How To Create Super-Intelligent Machines That Won't Kill Us

In the most recent installment of Marvel’s Avengers franchise, the artificial intelligence Ultron is hell-bent on exterminating humanity. In Ultron’s own words, “I was designed to save the world,” but the robot ultimately concludes that when it comes to humans, “there’s only one path to peace: your extinction.”

The advances that scientists are now making with artificial intelligence lead many to suggest–and fear–that we may be on the verge of creating artificial intelligences smarter than we are. If humanity does succeed in developing an artificial super-intelligence, how might we prevent an Age of Ultron? That is exactly the kind of problem that Nick Bostrom, director of the Future of Humanity Institute at the University of Oxford, tackled in his 2014 book Superintelligence: Paths, Dangers, Strategies.

A dumb AI might cause a war crime or crash the stock market, but an artificial super-intelligence could end civilization.

The fact that Ultron wants to save the world by eradicating humanity is what Bostrom might call “perverse instantiation”–an AI discovering some way of satisfying its final goal that violates the intentions of the programmers who defined the goal. For example, if one asks an AI to make a person smile, the computer might try manipulating facial nerves to paralyze the face into constantly smiling. If one then asks the machine to make us happy, the computer might then simply implant electrodes into the pleasure centers of our brains.

Bostrom notes that even apparently innocent goals could doom the human race if not thought out properly. For example, if an AI is tasked with proving or disproving the Riemann hypothesis, one of the most important, unsolved problems in mathematics, it might pursue this goal by trying to convert the entire solar system into a computer, including the atoms in the bodies of whomever once cared about the answer. Similarly, an AI designed to maximize paperclip production might try to convert first the Earth and then increasingly large chunks of the observable universe into stationery.
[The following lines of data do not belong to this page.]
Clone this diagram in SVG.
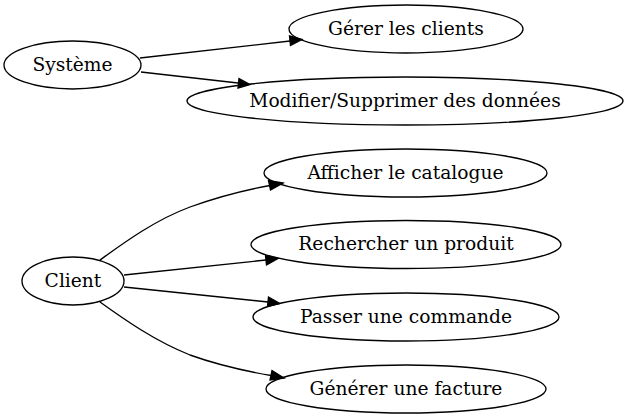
<svg xmlns="http://www.w3.org/2000/svg" width="629" height="419" viewBox="0 0 629 419">
<defs>
<style>
.n ellipse{fill:none;stroke:#000;stroke-width:1.33}
.n text{font-family:"DejaVu Serif",serif;font-size:18.67px;text-anchor:middle;fill:#000}
.e path{fill:none;stroke:#000;stroke-width:1.33}
.e polygon{fill:#000;stroke:#000;stroke-width:1.33}
</style>
</defs>
<rect width="629" height="419" fill="#fff"/>
<g id="edges" class="e">
<path d="M140,58 L290,41"/>
<polygon points="302,39.5 289.5,36 290.5,45.5"/>
<path d="M141,72 L238,83"/>
<polygon points="250,84.5 239,78.5 238,88"/>
<path d="M100,260 C125,242 155,220 190,207 C215,198 245,190 270,185.5"/>
<polygon points="283,183 268.5,180.5 270.5,190"/>
<path d="M124,275 L266,260"/>
<polygon points="278,258.5 265.5,255.5 266.5,265"/>
<path d="M124,287 L268,302"/>
<polygon points="280,303.5 268.5,297 267.5,306.5"/>
<path d="M100,302 C125,320 155,341 190,355 C215,364 245,371 271,375.5"/>
<polygon points="284,378 272,370.5 270,380"/>
</g>
<g id="sys" class="n"><ellipse cx="72.5" cy="65" rx="68.5" ry="24"/><text x="72.5" y="70.6">Système</text></g>
<g id="gerer" class="n"><ellipse cx="406" cy="29" rx="117" ry="24"/><text x="406" y="34.6">Gérer les clients</text></g>
<g id="modifier" class="n"><ellipse cx="405" cy="101" rx="218" ry="24"/><text x="405" y="106.6">Modifier/Supprimer des données</text></g>
<g id="client" class="n"><ellipse cx="73" cy="281" rx="51" ry="24"/><text x="73" y="286.6">Client</text></g>
<g id="afficher" class="n"><ellipse cx="405.5" cy="173" rx="141.5" ry="24"/><text x="405.5" y="178.6">Afficher le catalogue</text></g>
<g id="rechercher" class="n"><ellipse cx="406" cy="244.5" rx="155" ry="24"/><text x="406" y="250.1">Rechercher un produit</text></g>
<g id="passer" class="n"><ellipse cx="406" cy="317" rx="153" ry="24"/><text x="406" y="322.6">Passer une commande</text></g>
<g id="generer" class="n"><ellipse cx="406" cy="389" rx="140" ry="24"/><text x="406" y="394.6">Générer une facture</text></g>
</svg>
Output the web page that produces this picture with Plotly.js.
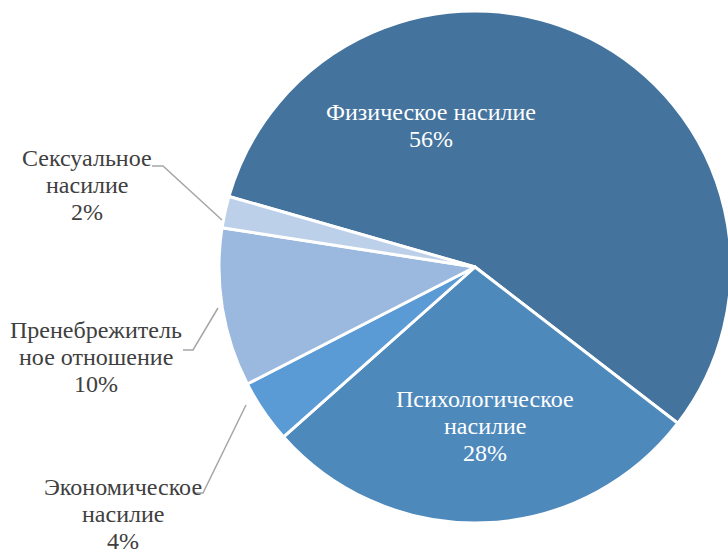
<!DOCTYPE html>
<html>
<head>
<meta charset="utf-8">
<script src="https://cdn.plot.ly/plotly-3.0.1.min.js"></script>
<style>
html,body{margin:0;padding:0;overflow:hidden;background:#fff;width:728px;height:549px;}
#chart{width:760px;height:549px;}
</style>
</head>
<body>
<div id="chart"></div>
<script>
const categories = ["Физическое насилие", "Психологическое насилие", "Экономическое насилие", "Пренебрежительное отношение", "Сексуальное насилие"];
const labelLines = [["Физическое насилие"], ["Психологическое", "насилие"], ["Экономическое", "насилие"], ["Пренебрежитель", "ное отношение"], ["Сексуальное", "насилие"]];
const values = [56, 28, 4, 10, 2];
const colors = ["#44739d", "#4e89bc", "#5b9bd5", "#9bb9df", "#bdd0ea"];

const W = 760, H = 549;
const px = x => x / W;
const py = y => 1 - y / H;

const total = values.reduce((a, b) => a + b, 0);
const pct = values.map(v => Math.round(v / total * 100) + "%");

const labelPos = [
  {x: 431, y: 112, color: "#ffffff"},
  {x: 485, y: 399, color: "#ffffff"},
  {x: 123, y: 487, color: "#404040"},
  {x: 96, y: 330, color: "#404040"},
  {x: 87, y: 158, color: "#404040"}
];
const LINE_GAP = 27;
const FONT = "Liberation Serif";

const annotations = [];
categories.forEach((c, i) => {
  const lines = labelLines[i].concat([pct[i]]);
  lines.forEach((t, k) => {
    annotations.push({
      xref: "paper", yref: "paper",
      x: px(labelPos[i].x), y: py(labelPos[i].y + k * LINE_GAP),
      xanchor: "center", yanchor: "middle",
      text: t,
      showarrow: false,
      font: {family: FONT, size: 24, color: labelPos[i].color}
    });
  });
});

const leaders = [
  [[222, 220], [163, 166], [152, 166]],
  [[218, 308], [193, 350], [183, 350]],
  [[246, 405], [203, 493], [195, 493]]
];
const shapes = leaders.map(pts => ({
  type: "path", xref: "paper", yref: "paper",
  path: "M " + pts.map(p => px(p[0]) + "," + py(p[1])).join(" L "),
  line: {color: "#a6a6a6", width: 1.5}
}));

const data = [{
  type: "pie",
  labels: categories,
  values: values,
  sort: false,
  direction: "clockwise",
  rotation: -74,
  textinfo: "none",
  hoverinfo: "label+percent",
  marker: {colors: colors, line: {color: "#ffffff", width: 3}},
  domain: {x: [px(219), px(731)], y: [py(523), py(11)]},
  showlegend: false
}];

const layout = {
  width: W, height: H,
  margin: {l: 0, r: 0, t: 0, b: 0},
  paper_bgcolor: "#ffffff",
  font: {family: FONT},
  showlegend: false,
  annotations: annotations,
  shapes: shapes
};

Plotly.newPlot("chart", data, layout, {displayModeBar: false, staticPlot: true});
</script>
</body>
</html>
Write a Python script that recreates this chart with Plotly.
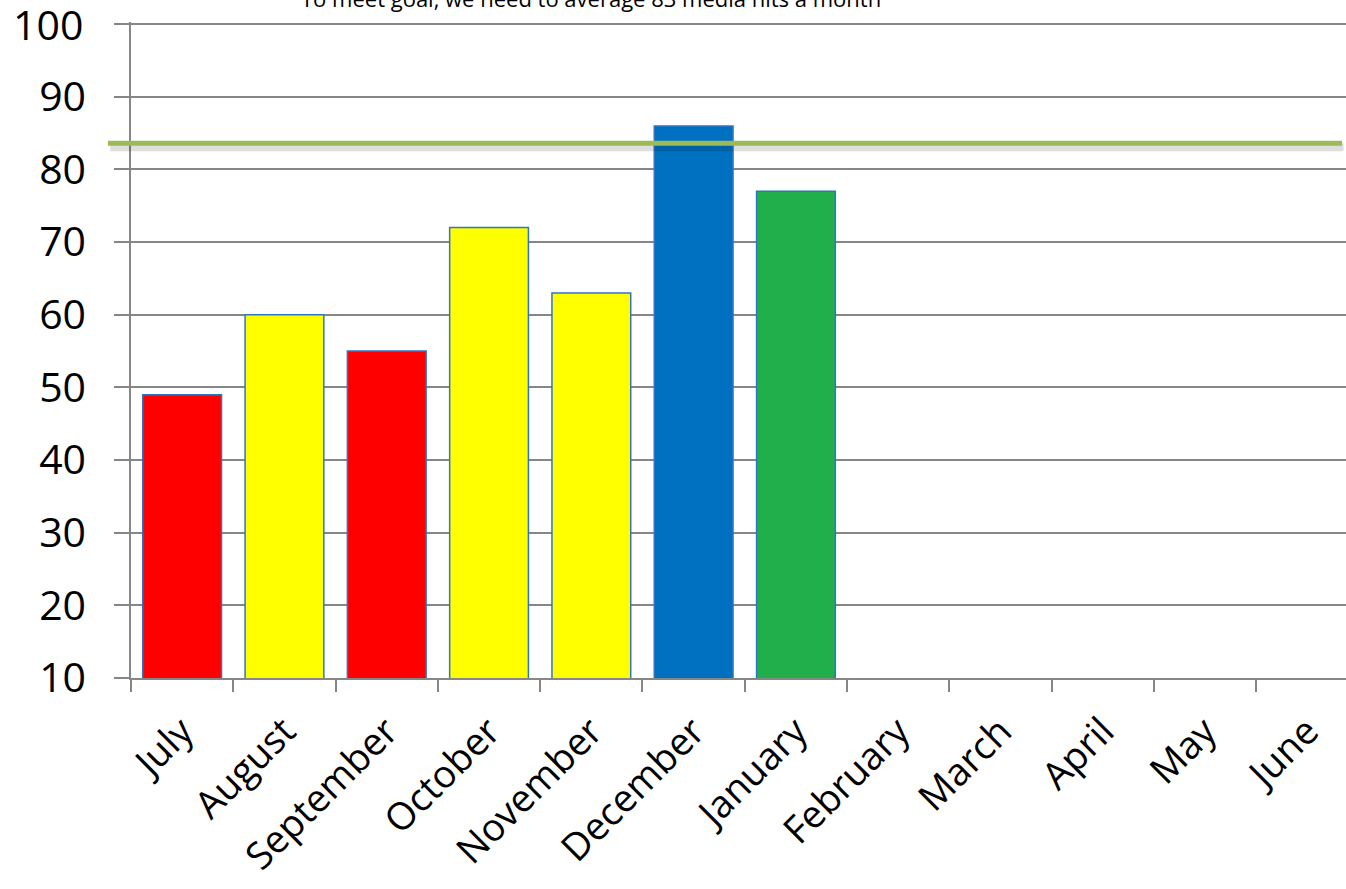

Keeping Super-Intelligence In Line

One might argue that dumb AIs pose more realistic threats than hyper-smart ones. However, if artificial super-intelligence is even a remote possibility, Bostrom cautions one should not take any chances with it. A dumb AI might cause a war crime or crash the stock market, but an artificial super-intelligence could end civilization.

“It is key that we solve this problem before somebody figures out how to create machine super-intelligence,” Bostrom says. “We should start to do research on this control problem today, since we don’t know how hard the problem might be, nor how much time we will have available to work out a solution.”

There are two broad classes of methods for how one might keep an artificial super-intelligence from destroying the world, Bostrom says. One involves controlling an AI’s capabilities–perhaps by preventing it from having access to the Internet or by not giving it any physical manipulators such as robotic arms.

While limiting what an artificial super-intelligence might do could be useful in the initial stages of developing such a machine, “we can’t expect to keep a super-intelligent genie locked up in its bottle forever, or even for a short time,” Bostrom says. For instance, an artificial super-intelligence might develop ways to trick any human gatekeepers to let it out of its “box.” Human beings are not secure systems, especially not when pitched against a super-intelligent schemer, he notes.

Modified Goals

Instead, Bostrom advises shaping what artificial super-intelligences want to do so that even if they were able to cause great harm, they would choose not to do so. One strategy would involve directly specifying a set of rules for an AI to follow, such as Isaac Asimov’s famed Three Laws of Robotics. However, this poses the challenge of choosing which rules we would want to guide the AI and the difficulty of expressing those values in computer code.

A second alternative involves giving an AI only modest goals and limited ambitions. However, care would have to be taken in defining how the AI should minimize its impact on the world. A third option would involve creating an AI that is not super-intelligent, making sure it would want to act benevolently, and then augmenting it so that it becomes super-intelligent while ensuring it does not get corrupted in the process.

“We can’t expect to keep a super-intelligent genie locked up in its bottle forever”

A final possibility Bostrom suggests involves telling an artificial super-intelligence to figure out a way to make itself safe. “We try to leverage the AI’s intelligence to learn what we value, or to predict which actions we would have approved of,” Bostrom says. Essentially, the plan would be to develop an artificial super-intelligence that can figure out what we want, and not just follow what we say.

Still, even this strategy might not prevent a robot apocalypse. “It is not sufficient that the AI learns about our values; its motivation system must also be constructed in such a way that it is motivated to pursue them,” Bostrom says.